PROVIDED RECORDS:
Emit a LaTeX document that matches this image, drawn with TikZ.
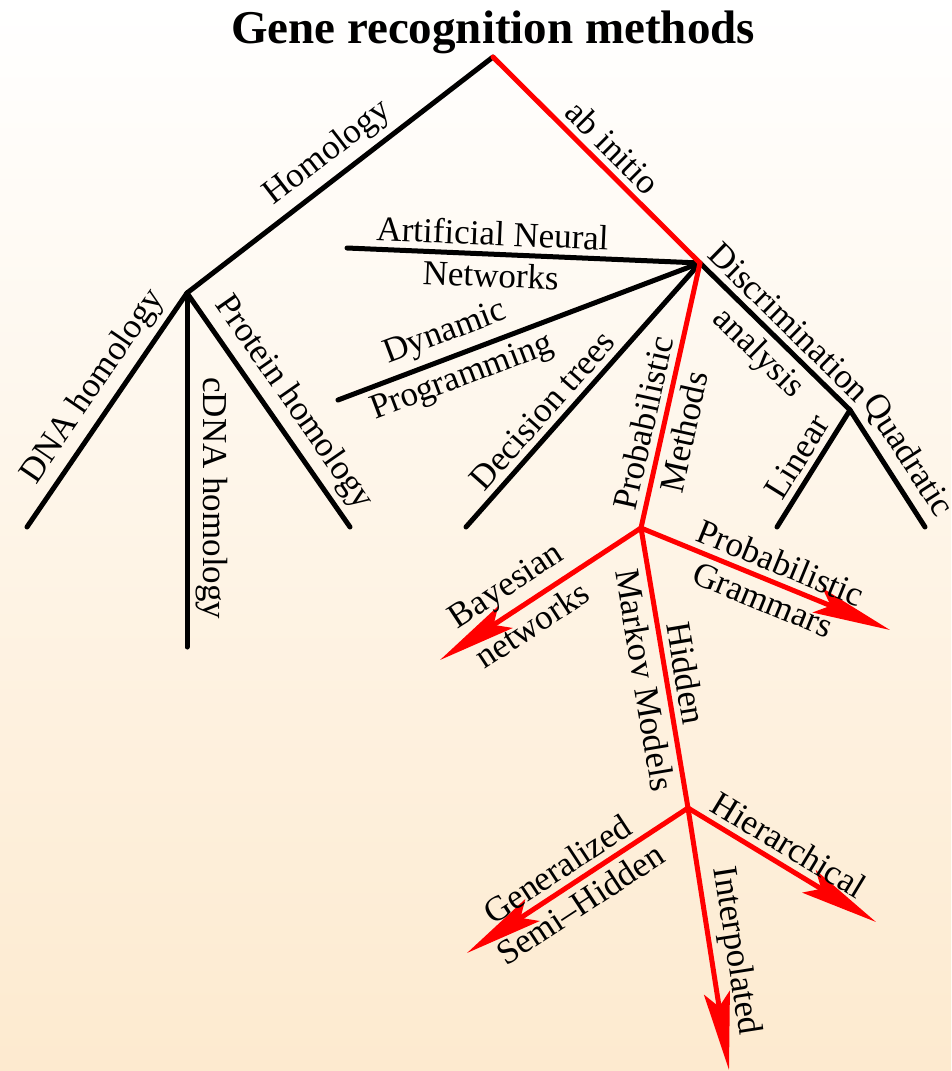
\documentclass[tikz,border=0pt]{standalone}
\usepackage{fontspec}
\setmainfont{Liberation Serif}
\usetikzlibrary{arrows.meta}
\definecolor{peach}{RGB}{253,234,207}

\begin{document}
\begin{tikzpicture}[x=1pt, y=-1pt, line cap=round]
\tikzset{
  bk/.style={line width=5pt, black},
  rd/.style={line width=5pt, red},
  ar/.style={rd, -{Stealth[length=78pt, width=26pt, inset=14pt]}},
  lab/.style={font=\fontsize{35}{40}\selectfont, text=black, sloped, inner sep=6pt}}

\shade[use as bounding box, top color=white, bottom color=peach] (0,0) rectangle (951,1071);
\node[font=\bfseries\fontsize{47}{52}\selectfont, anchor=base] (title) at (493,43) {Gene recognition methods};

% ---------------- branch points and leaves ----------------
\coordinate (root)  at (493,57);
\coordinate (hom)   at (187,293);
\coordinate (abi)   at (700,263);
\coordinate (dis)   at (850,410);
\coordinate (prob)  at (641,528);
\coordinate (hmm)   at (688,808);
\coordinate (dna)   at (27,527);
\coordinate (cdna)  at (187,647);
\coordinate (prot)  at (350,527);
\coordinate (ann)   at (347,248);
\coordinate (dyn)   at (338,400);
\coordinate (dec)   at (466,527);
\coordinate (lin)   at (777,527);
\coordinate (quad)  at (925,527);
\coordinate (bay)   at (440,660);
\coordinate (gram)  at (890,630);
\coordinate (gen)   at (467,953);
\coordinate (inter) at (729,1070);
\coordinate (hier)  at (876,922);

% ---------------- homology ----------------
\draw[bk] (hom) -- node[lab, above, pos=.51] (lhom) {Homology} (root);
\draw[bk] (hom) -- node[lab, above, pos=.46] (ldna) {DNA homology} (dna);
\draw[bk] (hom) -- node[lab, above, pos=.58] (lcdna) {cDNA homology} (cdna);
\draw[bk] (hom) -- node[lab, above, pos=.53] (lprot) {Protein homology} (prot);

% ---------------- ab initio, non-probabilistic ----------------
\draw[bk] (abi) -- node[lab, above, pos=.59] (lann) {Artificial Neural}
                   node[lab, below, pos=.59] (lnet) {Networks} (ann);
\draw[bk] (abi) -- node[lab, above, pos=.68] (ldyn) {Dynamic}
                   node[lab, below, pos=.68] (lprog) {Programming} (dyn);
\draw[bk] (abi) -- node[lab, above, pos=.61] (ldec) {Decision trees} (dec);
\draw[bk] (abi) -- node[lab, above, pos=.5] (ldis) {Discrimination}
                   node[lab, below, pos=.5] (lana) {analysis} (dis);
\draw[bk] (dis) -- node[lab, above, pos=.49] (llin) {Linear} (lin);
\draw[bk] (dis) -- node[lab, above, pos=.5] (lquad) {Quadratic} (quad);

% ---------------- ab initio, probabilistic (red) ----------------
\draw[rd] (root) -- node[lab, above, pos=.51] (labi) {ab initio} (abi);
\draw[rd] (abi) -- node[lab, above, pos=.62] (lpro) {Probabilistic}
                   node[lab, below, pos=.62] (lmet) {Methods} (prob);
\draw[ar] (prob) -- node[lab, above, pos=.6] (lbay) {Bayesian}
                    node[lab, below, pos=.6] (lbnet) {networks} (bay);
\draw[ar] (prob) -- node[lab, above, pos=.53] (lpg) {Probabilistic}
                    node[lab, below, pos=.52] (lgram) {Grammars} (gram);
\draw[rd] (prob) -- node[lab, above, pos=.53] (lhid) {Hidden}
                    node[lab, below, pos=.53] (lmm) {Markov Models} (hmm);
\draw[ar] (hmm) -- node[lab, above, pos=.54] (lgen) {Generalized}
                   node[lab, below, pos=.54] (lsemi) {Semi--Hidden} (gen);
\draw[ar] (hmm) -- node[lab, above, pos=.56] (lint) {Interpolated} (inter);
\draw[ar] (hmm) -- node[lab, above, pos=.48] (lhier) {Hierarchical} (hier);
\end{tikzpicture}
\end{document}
--
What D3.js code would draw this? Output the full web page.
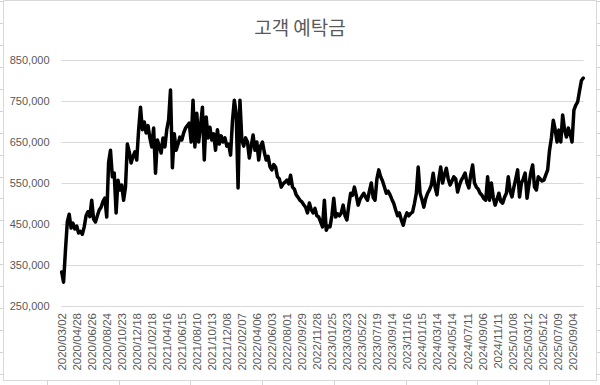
...
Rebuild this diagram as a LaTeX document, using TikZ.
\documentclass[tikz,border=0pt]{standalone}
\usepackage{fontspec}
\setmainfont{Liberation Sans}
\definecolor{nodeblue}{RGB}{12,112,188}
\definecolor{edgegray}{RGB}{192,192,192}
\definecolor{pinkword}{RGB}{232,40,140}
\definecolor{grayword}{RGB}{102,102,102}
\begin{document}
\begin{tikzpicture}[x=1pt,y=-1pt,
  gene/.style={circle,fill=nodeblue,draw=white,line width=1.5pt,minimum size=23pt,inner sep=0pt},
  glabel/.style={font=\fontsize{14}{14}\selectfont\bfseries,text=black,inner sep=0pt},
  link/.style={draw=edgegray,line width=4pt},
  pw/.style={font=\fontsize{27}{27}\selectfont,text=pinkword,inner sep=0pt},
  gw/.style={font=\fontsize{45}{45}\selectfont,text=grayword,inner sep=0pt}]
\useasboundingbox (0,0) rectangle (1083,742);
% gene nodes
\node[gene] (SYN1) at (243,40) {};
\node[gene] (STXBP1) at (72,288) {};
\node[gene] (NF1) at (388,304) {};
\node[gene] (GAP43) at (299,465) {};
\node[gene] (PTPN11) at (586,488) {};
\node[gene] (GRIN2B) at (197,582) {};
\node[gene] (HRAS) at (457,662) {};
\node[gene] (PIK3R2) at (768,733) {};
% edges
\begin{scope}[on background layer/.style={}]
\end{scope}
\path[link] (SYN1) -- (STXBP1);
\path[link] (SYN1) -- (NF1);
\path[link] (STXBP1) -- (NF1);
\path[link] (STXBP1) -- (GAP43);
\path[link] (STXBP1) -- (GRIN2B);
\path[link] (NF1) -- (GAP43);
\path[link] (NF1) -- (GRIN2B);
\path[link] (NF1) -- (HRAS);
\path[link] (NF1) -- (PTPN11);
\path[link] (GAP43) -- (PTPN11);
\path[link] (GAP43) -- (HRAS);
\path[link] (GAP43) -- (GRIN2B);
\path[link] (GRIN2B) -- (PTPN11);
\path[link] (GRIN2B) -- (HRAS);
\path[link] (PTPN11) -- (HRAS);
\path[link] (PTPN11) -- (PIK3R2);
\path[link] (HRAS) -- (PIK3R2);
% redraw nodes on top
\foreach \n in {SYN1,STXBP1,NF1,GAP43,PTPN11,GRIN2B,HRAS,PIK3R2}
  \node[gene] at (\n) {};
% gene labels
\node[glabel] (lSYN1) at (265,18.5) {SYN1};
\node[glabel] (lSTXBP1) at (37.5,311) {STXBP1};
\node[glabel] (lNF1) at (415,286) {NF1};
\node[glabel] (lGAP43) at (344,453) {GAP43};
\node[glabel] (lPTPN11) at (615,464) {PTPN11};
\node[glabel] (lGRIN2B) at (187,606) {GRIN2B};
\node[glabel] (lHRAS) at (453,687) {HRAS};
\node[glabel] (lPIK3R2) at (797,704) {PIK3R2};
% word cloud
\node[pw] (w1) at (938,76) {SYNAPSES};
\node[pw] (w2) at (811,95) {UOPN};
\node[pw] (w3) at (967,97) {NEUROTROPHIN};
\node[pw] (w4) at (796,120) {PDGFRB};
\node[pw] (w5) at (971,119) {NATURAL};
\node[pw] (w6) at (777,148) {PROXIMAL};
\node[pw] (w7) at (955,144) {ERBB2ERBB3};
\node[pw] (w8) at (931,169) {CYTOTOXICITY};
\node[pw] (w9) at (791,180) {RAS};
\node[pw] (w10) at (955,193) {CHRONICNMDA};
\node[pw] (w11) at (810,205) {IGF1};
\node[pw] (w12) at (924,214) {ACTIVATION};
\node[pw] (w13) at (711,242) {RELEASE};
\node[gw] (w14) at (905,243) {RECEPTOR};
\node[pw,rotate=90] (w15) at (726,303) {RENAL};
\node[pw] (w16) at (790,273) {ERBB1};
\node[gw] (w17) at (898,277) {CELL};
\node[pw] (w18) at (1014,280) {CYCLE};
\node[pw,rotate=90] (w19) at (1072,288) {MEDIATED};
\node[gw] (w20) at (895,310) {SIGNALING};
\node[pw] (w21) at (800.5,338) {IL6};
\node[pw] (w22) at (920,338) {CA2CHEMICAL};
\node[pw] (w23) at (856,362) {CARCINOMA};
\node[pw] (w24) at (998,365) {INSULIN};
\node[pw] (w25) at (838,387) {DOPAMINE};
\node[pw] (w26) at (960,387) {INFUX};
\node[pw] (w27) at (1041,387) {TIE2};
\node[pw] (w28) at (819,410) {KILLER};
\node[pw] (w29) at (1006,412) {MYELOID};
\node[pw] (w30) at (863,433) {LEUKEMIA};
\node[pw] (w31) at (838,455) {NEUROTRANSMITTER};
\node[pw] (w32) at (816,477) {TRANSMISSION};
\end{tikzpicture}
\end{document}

TASK STATEMENT: Only the lines from the one containing "Emit a LaTeX" down to the one containing "anchor=base] (title) at" should be copied, exactly and with both ends kept. Drop the pictures.

WRITTEN ANSWER:
Emit a LaTeX document that matches this image, drawn with TikZ.
\documentclass[tikz,border=0pt]{standalone}
\usepackage{fontspec}
\setmainfont{Liberation Serif}
\usetikzlibrary{arrows.meta}
\definecolor{peach}{RGB}{253,234,207}

\begin{document}
\begin{tikzpicture}[x=1pt, y=-1pt, line cap=round]
\tikzset{
  bk/.style={line width=5pt, black},
  rd/.style={line width=5pt, red},
  ar/.style={rd, -{Stealth[length=78pt, width=26pt, inset=14pt]}},
  lab/.style={font=\fontsize{35}{40}\selectfont, text=black, sloped, inner sep=6pt}}

\shade[use as bounding box, top color=white, bottom color=peach] (0,0) rectangle (951,1071);
\node[font=\bfseries\fontsize{47}{52}\selectfont, anchor=base] (title) at (493,43) {Gene recognition methods};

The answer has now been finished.